Reverse engineering can be a complex process that requires expertise, specialized tools, and equipment. There is another term often mentioned – reengineering, how to distinguish reengineering and reverse engineering? We’ll talk about the differences between them and when should you use reverse engineering.
What Is Reengineering?
Reengineering, also known as business process reengineering (BPR), is a management approach that aims to improve the efficiency and effectiveness of an organization’s business processes. It involves a radical redesign of existing processes, rather than just making incremental improvements. The goal of reengineering is to identify and eliminate non-value-added activities and to streamline the remaining activities to achieve better results. This can involve a fundamental rethink of how work is organized and carried out, often using new technologies to support the redesigned processes. Reengineering can be a complex and time-consuming process, but it can significantly improve productivity, quality, and customer satisfaction. It requires a commitment to change from all levels of an organization and may involve restructuring or downsizing in some cases.
What Is Reverse Engineering?
Reverse engineering is the process of analyzing a product, system, or software in order to understand its design, architecture, and functionality. It involves taking apart a product or system to study its components, how they work together, and how they were designed. Reverse engineering can be used for a variety of purposes, such as:
- Understanding how a product works: By analyzing the components of a product, reverse engineering can help understand how it was designed and how it functions.
- Creating a copy of a product: Reverse engineering can be used to create a copy, often for competitive reasons.
- Improving a product: By understanding how a product works, reverse engineering can help identify ways to improve its design or functionality.
- Repairing a product: Reverse engineering can help identify the cause of a problem with a product and how to fix it.
Differences Between Reengineering and Reverse Engineering – Reengineering vs Reverse Engineering
Reverse engineering and reengineering are two distinct processes with different goals and approaches. Here are some of the main differences between them:
1) Goal: The goal of reverse engineering is to analyze an existing product or system to understand its design and functionality, while the goal of reengineering is to redesign and restructure an existing process or system to improve its efficiency and effectiveness.
2) Scope: Reverse engineering is typically focused on analyzing a single product or system, while reengineering is often applied to an entire process or system within an organization.
3) Methods: Reverse engineering often involves taking apart a product or system to study its components and design, while reengineering involves analyzing existing processes and redesigning them from scratch.
4) Tools: Reverse engineering often involves using specialized tools and equipment to analyze a product or system, while reengineering may involve using new technologies to support the redesigned processes.
5) Legal and ethical considerations: Reverse engineering can raise legal and ethical issues, such as intellectual property rights and patent infringement, while reengineering is typically focused on improving the efficiency and effectiveness of an existing process or system, without necessarily creating new products or systems.
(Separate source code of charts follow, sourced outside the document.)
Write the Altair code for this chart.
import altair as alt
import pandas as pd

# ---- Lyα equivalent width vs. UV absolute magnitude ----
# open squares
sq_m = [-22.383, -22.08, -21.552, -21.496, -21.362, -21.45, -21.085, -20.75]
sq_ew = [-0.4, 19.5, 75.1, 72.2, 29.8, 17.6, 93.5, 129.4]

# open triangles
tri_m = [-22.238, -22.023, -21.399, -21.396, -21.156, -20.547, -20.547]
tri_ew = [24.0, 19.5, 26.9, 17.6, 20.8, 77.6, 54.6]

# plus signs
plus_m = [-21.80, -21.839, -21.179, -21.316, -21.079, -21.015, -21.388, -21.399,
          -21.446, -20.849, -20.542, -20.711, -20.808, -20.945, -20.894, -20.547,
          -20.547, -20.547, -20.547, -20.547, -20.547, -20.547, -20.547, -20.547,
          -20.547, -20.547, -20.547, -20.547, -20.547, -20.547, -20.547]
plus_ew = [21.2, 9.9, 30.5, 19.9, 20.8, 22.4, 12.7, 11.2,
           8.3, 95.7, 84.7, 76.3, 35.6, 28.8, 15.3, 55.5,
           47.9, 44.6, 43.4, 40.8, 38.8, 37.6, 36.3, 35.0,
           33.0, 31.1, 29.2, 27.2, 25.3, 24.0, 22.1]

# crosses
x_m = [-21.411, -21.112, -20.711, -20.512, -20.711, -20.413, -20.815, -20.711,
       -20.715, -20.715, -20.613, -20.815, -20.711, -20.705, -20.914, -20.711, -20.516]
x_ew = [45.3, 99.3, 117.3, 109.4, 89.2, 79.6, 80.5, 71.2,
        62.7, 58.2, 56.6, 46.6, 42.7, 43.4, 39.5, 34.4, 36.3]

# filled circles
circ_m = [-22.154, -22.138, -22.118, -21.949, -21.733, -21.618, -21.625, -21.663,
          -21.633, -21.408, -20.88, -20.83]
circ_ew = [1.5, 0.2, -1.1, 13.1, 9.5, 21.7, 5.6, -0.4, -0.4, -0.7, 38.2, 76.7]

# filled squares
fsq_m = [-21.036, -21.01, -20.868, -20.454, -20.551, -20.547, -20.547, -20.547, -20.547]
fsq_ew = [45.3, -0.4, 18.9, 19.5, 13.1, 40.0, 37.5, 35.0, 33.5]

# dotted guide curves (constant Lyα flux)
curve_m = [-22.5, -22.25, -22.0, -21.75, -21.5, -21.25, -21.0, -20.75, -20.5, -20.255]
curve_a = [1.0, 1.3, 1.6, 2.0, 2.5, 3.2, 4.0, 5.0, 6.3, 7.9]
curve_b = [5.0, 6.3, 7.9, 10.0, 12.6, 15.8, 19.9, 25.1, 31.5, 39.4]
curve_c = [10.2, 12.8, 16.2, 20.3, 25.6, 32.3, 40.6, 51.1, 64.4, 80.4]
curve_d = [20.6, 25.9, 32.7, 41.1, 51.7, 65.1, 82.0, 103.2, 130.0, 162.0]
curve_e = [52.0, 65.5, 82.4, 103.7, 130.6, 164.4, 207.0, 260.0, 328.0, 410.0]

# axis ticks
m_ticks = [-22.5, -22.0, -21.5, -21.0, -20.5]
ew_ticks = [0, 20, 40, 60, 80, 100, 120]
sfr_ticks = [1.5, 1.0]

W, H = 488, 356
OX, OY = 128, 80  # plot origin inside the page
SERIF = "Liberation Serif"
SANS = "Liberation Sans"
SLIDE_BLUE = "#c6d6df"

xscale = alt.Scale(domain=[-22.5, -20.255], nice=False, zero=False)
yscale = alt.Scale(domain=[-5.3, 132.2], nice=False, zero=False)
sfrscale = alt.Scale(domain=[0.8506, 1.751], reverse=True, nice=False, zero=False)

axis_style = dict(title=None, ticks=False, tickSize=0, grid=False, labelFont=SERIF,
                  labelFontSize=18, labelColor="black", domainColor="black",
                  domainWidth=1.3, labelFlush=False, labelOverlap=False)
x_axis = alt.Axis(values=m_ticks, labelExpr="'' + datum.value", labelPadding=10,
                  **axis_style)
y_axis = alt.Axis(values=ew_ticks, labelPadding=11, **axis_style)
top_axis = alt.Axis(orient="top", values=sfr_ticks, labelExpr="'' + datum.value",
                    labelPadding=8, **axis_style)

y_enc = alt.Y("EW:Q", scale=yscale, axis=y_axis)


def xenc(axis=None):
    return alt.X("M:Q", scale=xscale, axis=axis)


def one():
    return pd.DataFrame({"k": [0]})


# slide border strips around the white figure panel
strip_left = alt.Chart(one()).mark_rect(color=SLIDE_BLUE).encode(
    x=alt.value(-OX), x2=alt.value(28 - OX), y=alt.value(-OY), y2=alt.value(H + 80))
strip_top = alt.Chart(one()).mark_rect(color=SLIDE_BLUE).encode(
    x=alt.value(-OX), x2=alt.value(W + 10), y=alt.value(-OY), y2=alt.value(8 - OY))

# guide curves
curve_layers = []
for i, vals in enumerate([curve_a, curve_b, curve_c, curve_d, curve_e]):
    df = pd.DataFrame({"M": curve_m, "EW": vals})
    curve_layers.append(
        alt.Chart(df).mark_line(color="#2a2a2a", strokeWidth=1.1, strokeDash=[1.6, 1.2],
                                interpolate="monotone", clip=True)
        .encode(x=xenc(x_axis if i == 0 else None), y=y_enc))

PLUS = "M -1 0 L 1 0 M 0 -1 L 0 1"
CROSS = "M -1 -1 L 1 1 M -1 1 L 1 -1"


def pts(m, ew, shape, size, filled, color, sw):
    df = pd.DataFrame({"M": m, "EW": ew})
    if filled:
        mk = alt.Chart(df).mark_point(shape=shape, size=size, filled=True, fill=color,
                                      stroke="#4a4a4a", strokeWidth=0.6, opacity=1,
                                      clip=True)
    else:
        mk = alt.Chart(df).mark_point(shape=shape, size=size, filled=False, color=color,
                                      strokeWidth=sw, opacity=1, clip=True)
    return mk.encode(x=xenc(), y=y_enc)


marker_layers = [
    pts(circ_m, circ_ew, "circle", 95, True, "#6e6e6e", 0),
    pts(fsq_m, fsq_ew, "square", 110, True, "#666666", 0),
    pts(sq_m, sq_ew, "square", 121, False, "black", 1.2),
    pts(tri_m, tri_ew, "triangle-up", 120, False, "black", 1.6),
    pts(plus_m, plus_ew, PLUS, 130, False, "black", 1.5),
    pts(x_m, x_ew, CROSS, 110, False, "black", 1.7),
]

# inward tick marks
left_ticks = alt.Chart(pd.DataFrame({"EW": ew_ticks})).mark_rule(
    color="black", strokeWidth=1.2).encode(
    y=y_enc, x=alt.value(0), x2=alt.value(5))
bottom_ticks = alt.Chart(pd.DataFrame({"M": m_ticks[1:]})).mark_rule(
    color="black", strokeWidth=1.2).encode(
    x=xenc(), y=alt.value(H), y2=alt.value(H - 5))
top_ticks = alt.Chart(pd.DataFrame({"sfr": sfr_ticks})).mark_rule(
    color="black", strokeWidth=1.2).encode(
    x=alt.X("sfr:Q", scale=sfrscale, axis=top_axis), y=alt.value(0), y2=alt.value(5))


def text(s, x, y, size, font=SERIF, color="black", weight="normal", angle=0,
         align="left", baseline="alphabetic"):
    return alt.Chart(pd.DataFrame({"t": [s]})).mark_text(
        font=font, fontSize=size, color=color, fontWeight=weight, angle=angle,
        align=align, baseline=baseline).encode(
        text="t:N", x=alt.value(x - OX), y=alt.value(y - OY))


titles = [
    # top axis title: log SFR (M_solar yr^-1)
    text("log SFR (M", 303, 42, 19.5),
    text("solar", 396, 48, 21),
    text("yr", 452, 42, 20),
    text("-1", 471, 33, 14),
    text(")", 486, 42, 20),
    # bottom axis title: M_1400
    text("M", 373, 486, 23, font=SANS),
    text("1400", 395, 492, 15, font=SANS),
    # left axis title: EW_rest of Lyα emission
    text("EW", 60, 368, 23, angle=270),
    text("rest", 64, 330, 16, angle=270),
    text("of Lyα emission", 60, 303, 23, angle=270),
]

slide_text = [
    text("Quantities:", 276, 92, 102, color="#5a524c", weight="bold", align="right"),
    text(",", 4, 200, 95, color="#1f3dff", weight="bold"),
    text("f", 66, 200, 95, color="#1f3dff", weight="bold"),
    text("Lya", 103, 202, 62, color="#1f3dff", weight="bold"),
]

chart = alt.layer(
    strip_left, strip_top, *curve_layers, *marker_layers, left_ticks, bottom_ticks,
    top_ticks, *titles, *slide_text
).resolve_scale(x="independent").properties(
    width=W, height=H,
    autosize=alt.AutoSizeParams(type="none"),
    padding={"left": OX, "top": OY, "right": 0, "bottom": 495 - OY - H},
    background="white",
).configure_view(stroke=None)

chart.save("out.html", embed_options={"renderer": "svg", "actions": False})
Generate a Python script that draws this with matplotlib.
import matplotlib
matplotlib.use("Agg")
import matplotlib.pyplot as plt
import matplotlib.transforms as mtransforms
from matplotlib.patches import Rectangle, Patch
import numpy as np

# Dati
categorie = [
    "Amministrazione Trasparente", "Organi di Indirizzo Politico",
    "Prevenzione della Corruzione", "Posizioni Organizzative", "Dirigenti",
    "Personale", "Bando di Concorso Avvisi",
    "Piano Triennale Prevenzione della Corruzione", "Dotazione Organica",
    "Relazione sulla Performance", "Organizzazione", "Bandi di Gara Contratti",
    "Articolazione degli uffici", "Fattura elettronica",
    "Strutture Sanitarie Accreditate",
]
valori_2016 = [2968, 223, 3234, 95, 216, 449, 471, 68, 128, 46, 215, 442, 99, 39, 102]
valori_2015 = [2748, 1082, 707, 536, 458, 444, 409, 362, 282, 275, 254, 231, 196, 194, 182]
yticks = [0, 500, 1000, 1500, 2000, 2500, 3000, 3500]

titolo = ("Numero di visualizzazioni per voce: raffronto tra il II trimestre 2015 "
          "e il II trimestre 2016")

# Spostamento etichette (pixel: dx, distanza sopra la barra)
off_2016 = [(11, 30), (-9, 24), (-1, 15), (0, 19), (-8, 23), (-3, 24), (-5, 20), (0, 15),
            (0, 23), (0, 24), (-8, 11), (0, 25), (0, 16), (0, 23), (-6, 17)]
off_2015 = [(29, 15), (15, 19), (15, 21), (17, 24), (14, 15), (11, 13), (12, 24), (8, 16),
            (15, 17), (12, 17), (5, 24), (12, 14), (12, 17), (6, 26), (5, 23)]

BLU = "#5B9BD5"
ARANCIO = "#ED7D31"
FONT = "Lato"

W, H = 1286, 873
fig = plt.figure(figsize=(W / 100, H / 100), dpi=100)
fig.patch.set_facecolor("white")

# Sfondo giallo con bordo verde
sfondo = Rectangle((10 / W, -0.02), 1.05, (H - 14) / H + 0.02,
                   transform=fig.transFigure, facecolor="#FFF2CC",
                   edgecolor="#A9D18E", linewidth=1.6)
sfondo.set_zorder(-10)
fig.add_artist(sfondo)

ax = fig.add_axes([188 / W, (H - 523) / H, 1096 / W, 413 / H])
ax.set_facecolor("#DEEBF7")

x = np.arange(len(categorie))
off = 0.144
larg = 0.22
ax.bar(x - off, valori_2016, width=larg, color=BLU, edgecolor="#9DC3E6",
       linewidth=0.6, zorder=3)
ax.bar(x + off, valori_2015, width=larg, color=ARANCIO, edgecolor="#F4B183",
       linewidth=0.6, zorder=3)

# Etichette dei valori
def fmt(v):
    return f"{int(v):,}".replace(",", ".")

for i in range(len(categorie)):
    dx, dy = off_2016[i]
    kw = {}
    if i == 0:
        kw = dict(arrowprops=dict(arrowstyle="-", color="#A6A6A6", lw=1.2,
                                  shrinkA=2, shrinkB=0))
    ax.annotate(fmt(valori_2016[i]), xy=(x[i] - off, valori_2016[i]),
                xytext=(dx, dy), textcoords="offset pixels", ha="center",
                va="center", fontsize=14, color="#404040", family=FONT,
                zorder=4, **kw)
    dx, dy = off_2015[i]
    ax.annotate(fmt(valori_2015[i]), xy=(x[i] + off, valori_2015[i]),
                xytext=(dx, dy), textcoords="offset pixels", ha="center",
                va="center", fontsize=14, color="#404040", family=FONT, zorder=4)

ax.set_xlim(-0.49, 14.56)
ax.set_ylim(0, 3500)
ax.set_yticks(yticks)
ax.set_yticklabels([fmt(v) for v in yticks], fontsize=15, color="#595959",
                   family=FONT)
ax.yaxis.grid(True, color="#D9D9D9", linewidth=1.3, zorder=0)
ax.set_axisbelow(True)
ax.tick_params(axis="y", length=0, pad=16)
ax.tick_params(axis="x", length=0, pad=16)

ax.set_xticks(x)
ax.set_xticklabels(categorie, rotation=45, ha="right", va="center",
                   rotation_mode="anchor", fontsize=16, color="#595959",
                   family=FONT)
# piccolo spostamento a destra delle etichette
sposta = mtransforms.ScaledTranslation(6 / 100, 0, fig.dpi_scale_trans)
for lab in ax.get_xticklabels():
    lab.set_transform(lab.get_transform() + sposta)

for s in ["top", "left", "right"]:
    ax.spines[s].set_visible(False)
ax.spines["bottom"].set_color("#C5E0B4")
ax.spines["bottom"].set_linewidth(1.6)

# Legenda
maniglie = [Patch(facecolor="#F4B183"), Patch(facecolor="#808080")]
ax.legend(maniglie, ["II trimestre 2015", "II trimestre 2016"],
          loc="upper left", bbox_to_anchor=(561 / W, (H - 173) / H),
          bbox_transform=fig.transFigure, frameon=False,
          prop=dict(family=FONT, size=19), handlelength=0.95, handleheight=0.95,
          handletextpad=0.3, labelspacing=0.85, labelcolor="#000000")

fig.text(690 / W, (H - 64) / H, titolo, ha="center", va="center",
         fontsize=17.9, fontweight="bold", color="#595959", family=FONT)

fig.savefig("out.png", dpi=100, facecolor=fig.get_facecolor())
When to Use Reverse Engineering?
Reverse engineering can be useful in a variety of situations where there is a need to understand the design, architecture, or functionality of an existing product, system, or software. Some common situations where reverse engineering may be used include:
- Product analysis: Reverse engineering can be used to analyze the design and functionality of an existing product, to identify ways to improve it, or to create a copy of it for competitive reasons.
- Legacy system migration: Reverse engineering can be used to analyze the architecture and design of a legacy system, to help migrate it to a new platform or technology.
- Security analysis: Reverse engineering can be used to identify vulnerabilities in software or systems, to help improve their security.
- Intellectual property disputes: Reverse engineering can be used to analyze a product or system to determine if it infringes on intellectual property rights.
- Repair and maintenance: Reverse engineering can be used to analyze the components and design of a product or system to help with repairs or maintenance.